Swedes love their coffee strong and are among the heaviest consumers of coffee in the world. However, coffee on its own does not make a complete fika. Fika consists of coffee, tea or fruit cordial accompanied by something sweet. You can fika on your own, with colleagues, family or friends.

2. Kanelbulle

Cinnamon rolls or buns are sweet baked wheat pastry whirls with plenty of cinnamon, plenty of butter and lagom of sugar. Kanelbulle can be homemade or bought at almost any coffee shop, supermarket or gas station. Also, they are the perfect dessert after grillad korv med bröd as they are delicious to eat if reheated over an open fire when outdoors.

3. Chokladboll

Non-baked round chocolate balls, sort of an old fashioned raw ball where the main ingredient is oats. Swedish people love oats, and in the average Swedish kitchen you don’t need to go shopping in order to make chokladbollar – the ingredients are always in our cupboards. To make chokladbollar is a quick fix for any occasion.

4. Semla

It is absolutely essential to eat semla in February.

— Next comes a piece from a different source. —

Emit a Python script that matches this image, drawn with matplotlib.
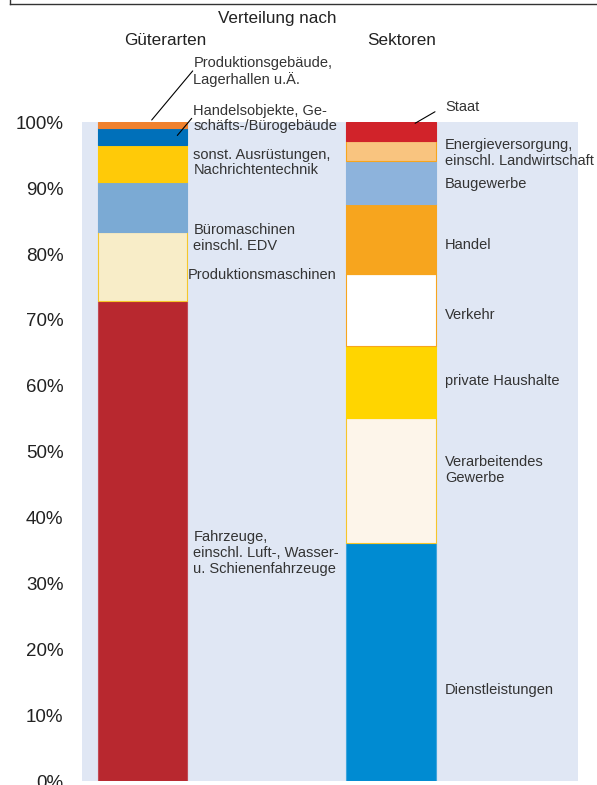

Traditionally on Fat Tuesday, which we also call Semmeldagen. Most Swedes have forgotten that it is a tradition derived from preparing for Christian fasting. Nowadays we tend to start the overindulging of semla in January, and keep going until the end of March. At least. A semla has everything. It’s a wheat bun with cardamom, filled with almond paste, covered in a layer of whipped cream and topped with icing sugar.

5. Prinsesstårta

One of our favourites is a layered sponge cake covered with green marzipan and topped with a sugar paste rose. Prinsesstårta is perfect in order to celebrate just about anything. It was the favourite pastry of the three Haga princesses of Sweden in the early 1900s, and it’s forever going strong.

6. Sju sorters kakor

Småkakor are tiny cookies, most often with a crisp texture. They come in a variety of shapes; they might be round, square and sometimes layered, and usually in flavours of vanilla, chocolate or with a dash of strawberry, raspberry or apricot jam. Traditionally a good fika involves seven different types of cookies. Reasonable if you ask us.

7. Pepparkaka

This might be confusing. Peppar simply means pepper but a pepparkaka contains no pepper at all. Pepparkaka is Swedish for gingerbread. We like our gingerbread thin crispy – more like a biscuit than a bread and they taste of ginger, cardamom, cinnamon and clove. Perhaps this is where the word pepper comes in – it is quite spicy compared to traditional Swedish food and in the old days, spicy was equivalent to peppery.